Githa Anasthasia, CEO Arborek Dive Center Sustainable Tourism Consultant. Salah satu diver perempuan yang berasal dari tanah Jawa yang kini mantap menetap di Arborek, Raja Ampat, Papua Barat. Berawal dari kecintaan Githa terhadap dunia diving yang tidak hanya membawanya menyusuri keindahan bawah laut Arborek saja, melainkan juga berhasil mengantarkan Githa mendirikan Arborek Dive Shop. Arborek Dive Shop selain menyediakan program diving, juga membantu memasarkan produk kerajinan tangan karya warga Arborek.

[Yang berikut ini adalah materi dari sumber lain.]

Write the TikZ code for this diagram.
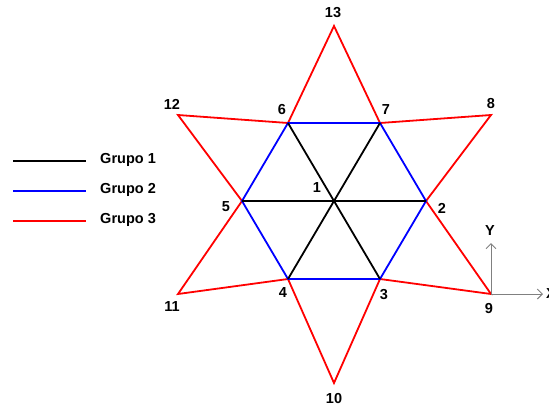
\documentclass[tikz,border=0pt]{standalone}
\usepackage{fontspec}
\setmainfont{Liberation Sans}
\usepackage{tikz}
\usetikzlibrary{arrows}
\usetikzlibrary{arrows.meta}

\begin{document}
\begin{tikzpicture}[x=1pt,y=-1pt,line width=1.8pt,
    lbl/.style={font=\fontsize{14.5}{16}\selectfont\bfseries},
    axis/.style={-{Straight Barb[length=5pt,width=10pt]},gray,line width=1pt}]
        \useasboundingbox (0,0) rectangle (549,408);
        % joints
        \foreach \n/\x/\y in {1/334/201,2/426/201,3/380/279,4/288/279,5/242/201,6/288/123,7/380/123,
                              8/491/115,9/491/294,10/334/383,11/178/294,12/178/115,13/334/26}{
            \coordinate (p\n) at (\x,\y);
        }
        % numbers
        \foreach \n/\x/\y in {1/317/188,2/442/208,3/384/295,4/283/293,5/226/207,6/282/110,7/386/110,
                              8/491/104,9/489/309,10/334/399,11/172/307,12/172/104,13/333/13}{
            \node[lbl] (t\n) at (\x,\y) {\n};
        }
        % grupo 3
        \draw[red] (p13) -- (p7) -- (p8) -- (p2) -- (p9) -- (p3) -- (p10) -- (p4) -- (p11) -- (p5) -- (p12) -- (p6) -- cycle;
        % grupo 2
        \draw[blue] (p2) -- (p3) -- (p4) -- (p5) -- (p6) -- (p7) -- cycle;
        % grupo 1
        \draw[black] (p5) -- (p1) -- (p2);
        \draw[black] (p6) -- (p1) -- (p3);
        \draw[black] (p7) -- (p1) -- (p4);
        % axes
        \coordinate (ax) at (543,294);
        \coordinate (ay) at (491,243);
        \draw[axis] (p9) -- (ax);
        \draw[axis] (p9) -- (ay);
        \node[lbl] (tx) at (551,294) {X};
        \node[lbl] (ty) at (490,231) {Y};
        % legend
        \foreach \i/\c/\y in {1/black/161,2/blue/191,3/red/221}{
            \coordinate (a\i) at (13,\y);
            \coordinate (b\i) at (86,\y);
            \draw[\c] (a\i) -- (b\i);
            \node[lbl,anchor=west] (g\i) at (96,\y-1) {Grupo \i};
        }
    \end{tikzpicture}
\end{document}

Produk kerajinan tangan tersebut antara lain berupa topi dan juga tas yang otentik dari Raja Ampat. Arborek Dive Shop bukan sekedar lembaga diving biasa, Githa selaku founder mengusung konsep bisnis sociopreneur, di mana Githa memilih memasukkan prinsip-prinsip Community Based Tourism sebagai acuan dalam mengaplikasikan program diving yang ditawarkan kepada wisatawan. Tidak sampai di situ, bentuk lain dari penerapan Community Based Tourism yang digagas Arborek Dive Shop adalah ketika Githa bersama timnya mengadakan berbagai pelatihan dan sosialisasi yang ditujukan kepada perempuan dan anak-anak di Arborek. Sosialisasi maupun pelatihan tersebut merupakan upaya untuk memberdayakan perempuan dan anak-anak agar semakin terlatih saat terlibat langsung di dunia pariwisata.  Adapun, program yang belakangan ini sedang dirintis oleh Githa melalui keterlibatannya di Arborek Dive Shop adalah menghidupkan kembali komunitas penyelam khusus perempuan yang digagas bersama kawannya. 

Dari cerita keempat perempuan muda inspiratif ini, diharapkan mampu menyadarkan dan mendorong semua orang untuk mematahkan bias gender yang dialami perempuan di berbagai ranah maupun lingkungan sekitar. Sebanyak 85 orang hadir dalam acara ini terdiri dari 19 laki-laki (22.4%) dan 66 perempuan (77.6%) berasal dari NGO/CSO, komunitas, pemda, akademisi dan masyarakat umum.